_TASK DATA_.
━━━━━━

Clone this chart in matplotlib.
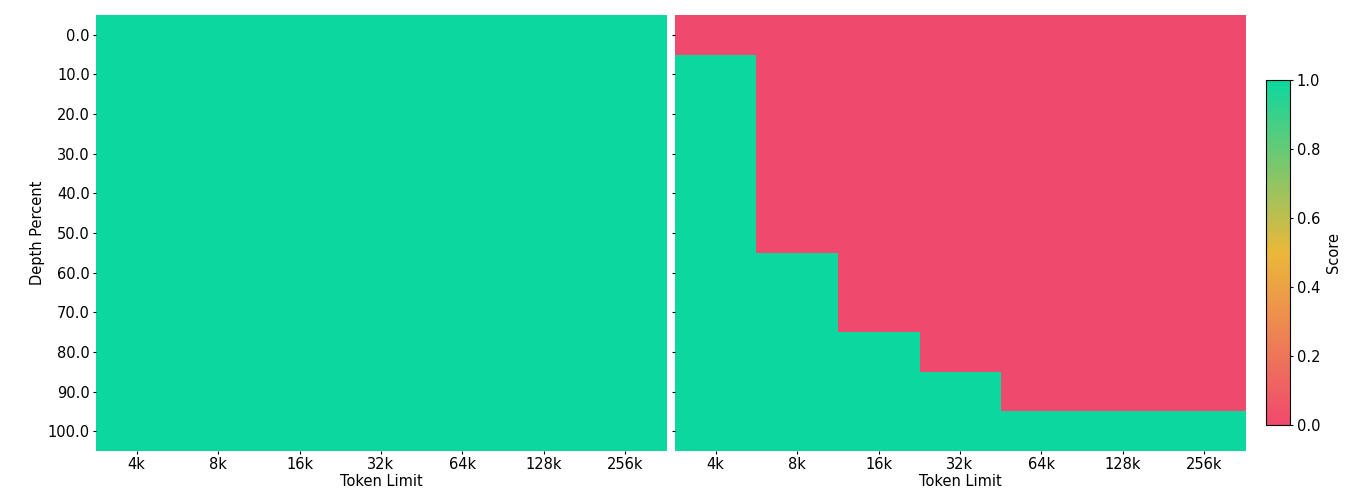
import numpy as np
import matplotlib
matplotlib.use("Agg")
import matplotlib.pyplot as plt
from matplotlib.colors import LinearSegmentedColormap

# データ
token_limits = ["4k", "8k", "16k", "32k", "64k", "128k", "256k"]
depth_percent = [0.0, 10.0, 20.0, 30.0, 40.0, 50.0, 60.0, 70.0, 80.0, 90.0, 100.0]

# 各トークン長で正解になり始める深さ (右パネル)
left_scores = np.ones((len(depth_percent), len(token_limits)))
first_pass_depth = [10.0, 60.0, 80.0, 90.0, 100.0, 100.0, 100.0]
right_scores = np.array([[1.0 if d >= first_pass_depth[j] else 0.0
                          for j in range(len(token_limits))]
                         for d in depth_percent])

cmap = LinearSegmentedColormap.from_list("custom_cmap", ["#F0496E", "#EBB839", "#0CD79F"])

plt.rcParams['font.family'] = ['DejaVu Sans']
plt.rcParams['font.size'] = 10.5
fig = plt.figure(figsize=(13.63, 5), dpi=100)
ax1 = fig.add_axes([0.0704, 0.098, 0.4182, 0.872])
ax2 = fig.add_axes([0.4952, 0.098, 0.4182, 0.872])
cax = fig.add_axes([0.9288, 0.15, 0.0176, 0.69])

for ax, data in [(ax1, left_scores), (ax2, right_scores)]:
    im = ax.imshow(data, cmap=cmap, vmin=0, vmax=1, aspect='auto', interpolation='nearest')
    ax.set_xticks(range(len(token_limits)))
    ax.set_xticklabels(token_limits)
    ax.set_yticks(range(len(depth_percent)))
    ax.tick_params(length=2.2, pad=2.2)
    ax.set_xlabel("Token Limit", labelpad=1)
    for s in ax.spines.values():
        s.set_visible(False)

ax1.set_yticklabels([str(d) for d in depth_percent])
ax1.set_ylabel("Depth Percent", labelpad=2)
ax2.set_yticklabels([])

cb = fig.colorbar(im, cax=cax)
cb.set_label("Score")
cb.set_ticks([0.0, 0.2, 0.4, 0.6, 0.8, 1.0])
cb.ax.tick_params(length=2.5, pad=2.5)

fig.savefig("out.png", dpi=100)
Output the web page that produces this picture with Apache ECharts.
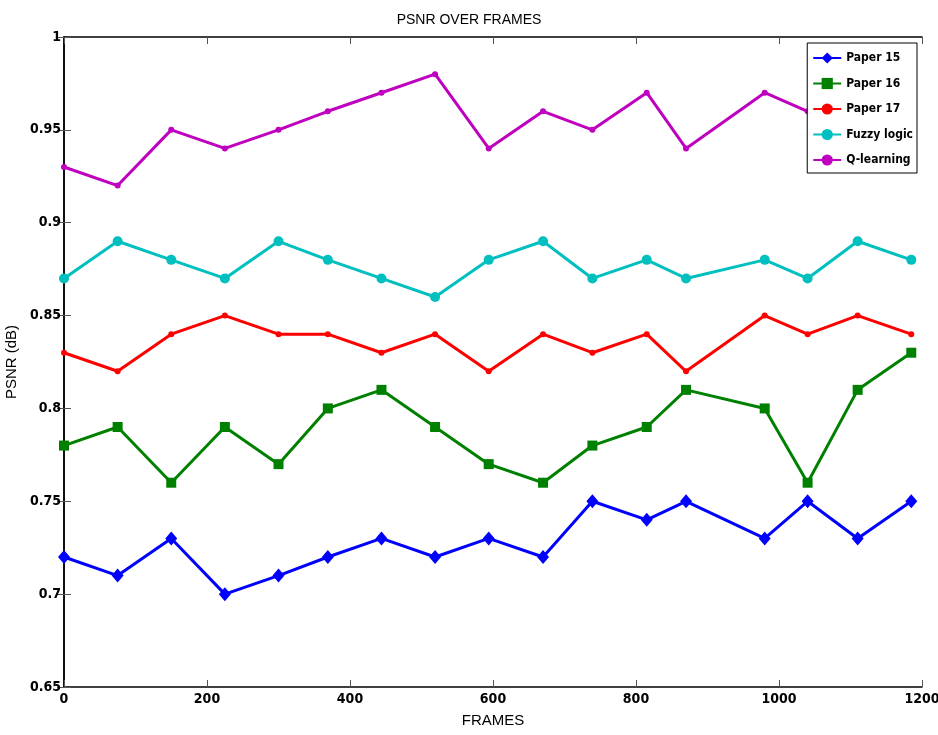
<!DOCTYPE html>
<html>
<head>
<meta charset="utf-8">
<script src="https://cdn.jsdelivr.net/npm/echarts@6/dist/echarts.min.js"></script>
<style>
  html, body { margin: 0; padding: 0; background: #fff; }
  #chart { width: 938px; height: 735px; }
</style>
</head>
<body>
<div id="chart"></div>
<script>
// Frame numbers at which PSNR was sampled
const frames = [0, 75, 150, 225, 300, 369, 444, 519, 594, 670, 739, 815, 870, 980, 1040, 1110, 1185];

const paper15   = [0.72, 0.71, 0.73, 0.70, 0.71, 0.72, 0.73, 0.72, 0.73, 0.72, 0.75, 0.74, 0.75, 0.73, 0.75, 0.73, 0.75];
const paper16   = [0.78, 0.79, 0.76, 0.79, 0.77, 0.80, 0.81, 0.79, 0.77, 0.76, 0.78, 0.79, 0.81, 0.80, 0.76, 0.81, 0.83];
const paper17   = [0.83, 0.82, 0.84, 0.85, 0.84, 0.84, 0.83, 0.84, 0.82, 0.84, 0.83, 0.84, 0.82, 0.85, 0.84, 0.85, 0.84];
const fuzzy     = [0.87, 0.89, 0.88, 0.87, 0.89, 0.88, 0.87, 0.86, 0.88, 0.89, 0.87, 0.88, 0.87, 0.88, 0.87, 0.89, 0.88];
const qlearning = [0.93, 0.92, 0.95, 0.94, 0.95, 0.96, 0.97, 0.98, 0.94, 0.96, 0.95, 0.97, 0.94, 0.97, 0.96, 0.97, 0.96];

const xTicks = [0, 200, 400, 600, 800, 1000, 1200];
const yTicks = [0.65, 0.7, 0.75, 0.8, 0.85, 0.9, 0.95, 1];

const narrow = '"Liberation Sans Narrow", "DejaVu Sans Condensed", "Arial Narrow", sans-serif';
const tickFont = { fontFamily: narrow, fontWeight: 'bold', fontSize: 14, color: '#000' };

function pairs(vals) { return frames.map((f, i) => [f, vals[i]]); }

function lineSeries(name, vals, color, symbol, size) {
  return {
    name: name,
    type: 'line',
    data: pairs(vals),
    symbol: symbol,
    symbolSize: size,
    showAllSymbol: true,
    lineStyle: { color: color, width: 3 },
    itemStyle: { color: color },
    emphasis: { disabled: true },
    animation: false
  };
}

const chart = echarts.init(document.getElementById('chart'), null, { renderer: 'canvas' });

const axisLineStyle = { lineStyle: { color: '#000', width: 1.5 } };
const innerTicks = { show: true, inside: true, length: 7, lineStyle: { color: '#555', width: 1 } };

chart.setOption({
  backgroundColor: '#fff',
  animation: false,
  title: {
    text: 'PSNR OVER FRAMES',
    left: 'center',
    top: 8,
    textStyle: { fontFamily: 'Liberation Sans', fontWeight: 'normal', fontSize: 14, color: '#000' }
  },
  legend: {
    orient: 'vertical',
    right: 21,
    top: 43,
    padding: [9, 4, 7, 5],
    itemWidth: 28,
    itemHeight: 14,
    itemGap: 13.5,
    borderColor: '#000',
    borderWidth: 1,
    backgroundColor: '#fff',
    textStyle: { fontFamily: narrow, fontWeight: 'bold', fontSize: 12, color: '#000' },
    data: ['Paper 15', 'Paper 16', 'Paper 17', 'Fuzzy logic', 'Q-learning']
  },
  grid: { left: 64, right: 16, top: 37, bottom: 48, containLabel: false, outerBoundsMode: 'none' },
  xAxis: [
    {
      type: 'value',
      min: 0, max: 1200, interval: 200,
      name: 'FRAMES',
      nameLocation: 'middle',
      nameGap: 26,
      nameTextStyle: { fontFamily: 'Liberation Sans', fontSize: 15, color: '#000' },
      axisLine: axisLineStyle,
      axisTick: innerTicks,
      axisLabel: Object.assign({ margin: 5, formatter: v => xTicks.includes(v) ? String(v) : '' }, tickFont),
      splitLine: { show: false }
    },
    {
      type: 'value', position: 'top',
      min: 0, max: 1200, interval: 200,
      axisLine: axisLineStyle,
      axisTick: innerTicks,
      axisLabel: { show: false },
      splitLine: { show: false }
    }
  ],
  yAxis: [
    {
      type: 'value',
      min: 0.65, max: 1, interval: 0.05,
      name: 'PSNR (dB)',
      nameLocation: 'middle',
      nameGap: 45,
      nameTextStyle: { fontFamily: 'Liberation Sans', fontSize: 15, color: '#000' },
      axisLine: axisLineStyle,
      axisTick: innerTicks,
      axisLabel: Object.assign({ margin: 3, formatter: v => {
        const t = yTicks.find(y => Math.abs(y - v) < 1e-6);
        return t === undefined ? '' : String(t);
      } }, tickFont),
      splitLine: { show: false }
    },
    {
      type: 'value', position: 'right',
      min: 0.65, max: 1, interval: 0.05,
      axisLine: axisLineStyle,
      axisTick: innerTicks,
      axisLabel: { show: false },
      splitLine: { show: false }
    }
  ],
  series: [
    lineSeries('Paper 15', paper15, '#0000ff', 'diamond', [12, 14]),
    lineSeries('Paper 16', paper16, '#008000', 'rect', 10),
    lineSeries('Paper 17', paper17, '#ff0000', 'circle', 6),
    lineSeries('Fuzzy logic', fuzzy, '#00bfbf', 'circle', 10),
    lineSeries('Q-learning', qlearning, '#bf00bf', 'circle', 6)
  ]
});
</script>
</body>
</html>
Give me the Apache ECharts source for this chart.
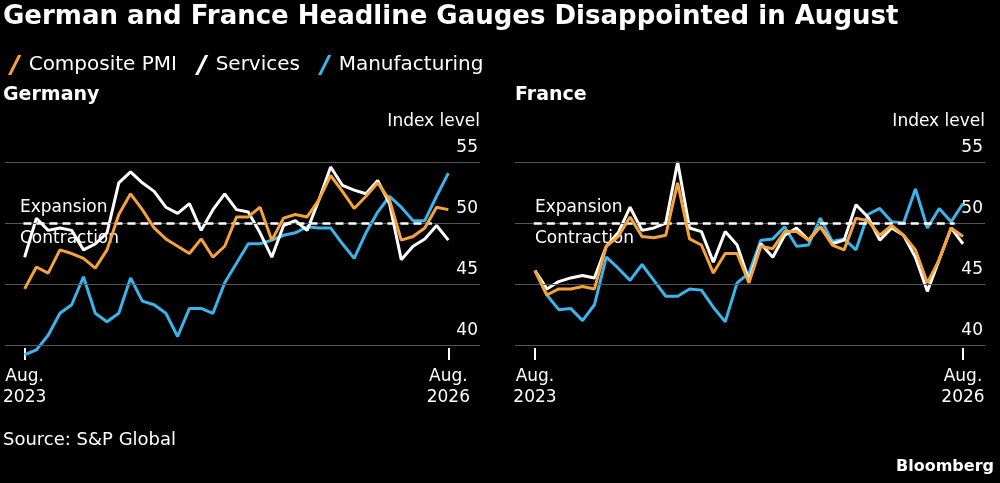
<!DOCTYPE html>
<html><head><meta charset="utf-8">
<script src="https://cdn.jsdelivr.net/npm/echarts@6/dist/echarts.min.js"></script>
<style>body{margin:0;background:#000}#c{width:1000px;height:483px}</style>
</head><body><div id="c"></div>
<script>
var xLabels = ['Aug.\n2023', 'Aug.\n2026'];
var yTicks = [40, 45, 50, 55];

var deComposite = [44.6,46.4,45.9,47.8,47.5,47.1,46.3,47.8,50.7,52.4,51.1,49.6,48.7,48.1,47.5,48.7,47.2,48.1,50.5,50.5,51.3,48.6,50.4,50.7,50.5,51.9,53.9,52.6,51.2,52.2,53.3,51.9,48.6,48.9,49.6,51.3,51.1];
var deServices = [47.2,50.4,49.4,49.6,49.4,47.8,48.3,49.2,53.3,54.2,53.3,52.6,51.3,50.8,51.6,49.4,51.1,52.4,51.1,50.9,49.2,47.2,49.8,50.2,49.4,51.9,54.6,53.1,52.7,52.4,53.5,51.6,47.0,48.1,48.7,49.8,48.6];
var deManufacturing = [39.2,39.6,40.8,42.6,43.3,45.6,42.6,41.9,42.6,45.5,43.6,43.3,42.6,40.7,43.0,43.0,42.6,45.1,46.7,48.3,48.3,48.6,49.0,49.2,49.7,49.6,49.6,48.3,47.1,49.2,50.9,52.2,51.3,50.2,50.2,52.2,54.1];

var frComposite = [46.1,44.1,44.6,44.6,44.8,44.6,48.1,48.9,50.5,48.9,48.8,49.0,53.3,48.7,48.2,45.9,47.5,47.5,45.1,48.1,47.9,49.3,49.3,48.6,49.7,48.2,47.8,50.4,50.2,49.0,49.8,49.0,47.8,45.1,47.0,49.6,48.9];
var frServices = [46.1,44.6,45.2,45.5,45.7,45.5,48.1,49.2,51.3,49.4,49.6,50.0,55.0,49.6,49.3,46.8,49.3,48.2,45.3,48.3,47.2,49.0,49.6,48.6,49.7,48.3,48.6,51.5,50.5,48.6,49.6,49.0,47.2,44.4,47.0,49.6,48.3];
var frManufacturing = [46.1,44.1,42.9,43.0,42.0,43.3,47.2,46.3,45.3,46.6,45.3,44.0,44.0,44.6,44.5,43.1,41.9,45.1,45.9,48.6,48.7,49.7,48.1,48.2,50.4,48.5,48.7,47.8,50.7,51.2,50.1,50.0,52.8,49.6,51.2,50.1,51.6];

var ORANGE = '#f6a23a', WHITE = '#ffffff', BLUE = '#3ab4ea';
var FONT = '"DejaVu Sans", sans-serif';
var last = deComposite.length - 1;

function pairs(arr) { return arr.map(function (v, i) { return [i, v]; }); }

function line(name, data, color, g) {
    return { name: name, type: 'line', xAxisIndex: g, yAxisIndex: g, data: pairs(data),
        symbol: 'none', lineStyle: { color: color, width: 3 }, itemStyle: { color: color }, z: color === BLUE ? 3 : (color === WHITE ? 4 : 5) };
}

function guide(g) {
    return { type: 'line', xAxisIndex: g, yAxisIndex: g, data: [], silent: true,
        markLine: { silent: true, symbol: 'none', label: { show: false },
            lineStyle: { color: '#555', type: 'solid', width: 1 },
            data: yTicks.map(function (t) { return { yAxis: t }; }).concat([
                [{ coord: [-0.1, 50], lineStyle: { color: '#fff', type: [8, 5], width: 2.5 } },
                 { coord: [g === 0 ? 34.6 : 35.3, 50] }]
            ]) } };
}

function xAx(g, max) {
    return { type: 'value', gridIndex: g, min: -1.68, max: max,
        axisLine: { show: false }, splitLine: { show: false },
        axisTick: { show: true, inside: true, length: 12, customValues: [0, last], lineStyle: { color: '#fff', width: 2 } },
        axisLabel: { customValues: [0, last], formatter: function (v) { return v === 0 ? xLabels[0] : xLabels[1]; },
            color: '#fff', fontSize: 17, fontFamily: FONT, lineHeight: 21, margin: 6 } };
}
function yAx(g) {
    return { type: 'value', gridIndex: g, min: 38.77, max: 55.5, position: 'right',
        splitLine: { show: false }, axisLine: { show: false }, axisTick: { show: false },
        axisLabel: { inside: true, customValues: yTicks, color: '#fff', fontSize: 17, fontFamily: FONT,
            verticalAlign: 'bottom', margin: 2, padding: [0, 0, 6, 0] } };
}

var chart = echarts.init(document.getElementById('c'));
chart.setOption({
    backgroundColor: '#000',
    animation: false,
    textStyle: { fontFamily: FONT },
    grid: [
        { left: 0, width: 480, top: 156, height: 204 },
        { left: 515, width: 470, top: 156, height: 204 }
    ],
    xAxis: [xAx(0, 38.69), xAx(1, 37.85)],
    yAxis: [yAx(0), yAx(1)],
    legend: { left: 3, top: 50, itemGap: 18, itemWidth: 14, itemHeight: 20,
        icon: 'path://M0,18L9,0L12,0L3,18Z',
        textStyle: { color: '#fff', fontSize: 20, fontFamily: FONT, padding: [0, 0, 0, 2] },
        data: ['Composite PMI', 'Services', 'Manufacturing'] },
    graphic: [
        { type: 'text', left: 3, top: 4, style: { text: 'German and France Headline Gauges Disappointed in August', fill: '#fff', font: 'bold 26px ' + FONT } },
        { type: 'text', left: 3, top: 86, style: { text: 'Germany', fill: '#fff', font: 'bold 19px ' + FONT } },
        { type: 'text', left: 515, top: 86, style: { text: 'France', fill: '#fff', font: 'bold 19px ' + FONT } },
        { type: 'text', right: 520, top: 113, style: { text: 'Index level', fill: '#fff', font: '17px ' + FONT } },
        { type: 'text', right: 15, top: 113, style: { text: 'Index level', fill: '#fff', font: '17px ' + FONT } },
        { type: 'text', left: 20, top: 199, style: { text: 'Expansion', fill: '#fff', font: '17px ' + FONT } },
        { type: 'text', left: 20, top: 230, style: { text: 'Contraction', fill: '#fff', font: '17px ' + FONT } },
        { type: 'text', left: 535, top: 199, style: { text: 'Expansion', fill: '#fff', font: '17px ' + FONT } },
        { type: 'text', left: 535, top: 230, style: { text: 'Contraction', fill: '#fff', font: '17px ' + FONT } },
        { type: 'text', left: 3, top: 431, style: { text: 'Source: S&P Global', fill: '#fff', font: '18px ' + FONT } },
        { type: 'text', right: 6, top: 459, style: { text: 'Bloomberg', fill: '#fff', font: 'bold 16px ' + FONT } }
    ],
    series: [
        guide(0), guide(1),
        line('Manufacturing', deManufacturing, BLUE, 0),
        line('Services', deServices, WHITE, 0),
        line('Composite PMI', deComposite, ORANGE, 0),
        line('Manufacturing', frManufacturing, BLUE, 1),
        line('Services', frServices, WHITE, 1),
        line('Composite PMI', frComposite, ORANGE, 1)
    ]
});
</script></body></html>
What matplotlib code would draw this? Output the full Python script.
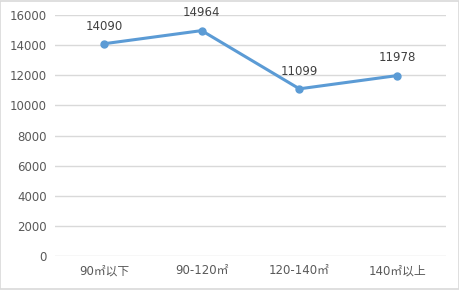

━━━━━━

_WHAT IS ASKED_. Extract all lines from the data in which "this" is found.

_FULL ANSWER_.
Clone this chart in matplotlib.
Output the web page that produces this picture with Apache ECharts.
Give me the Apache ECharts source for this chart.
What matplotlib code would draw this? Output the full Python script.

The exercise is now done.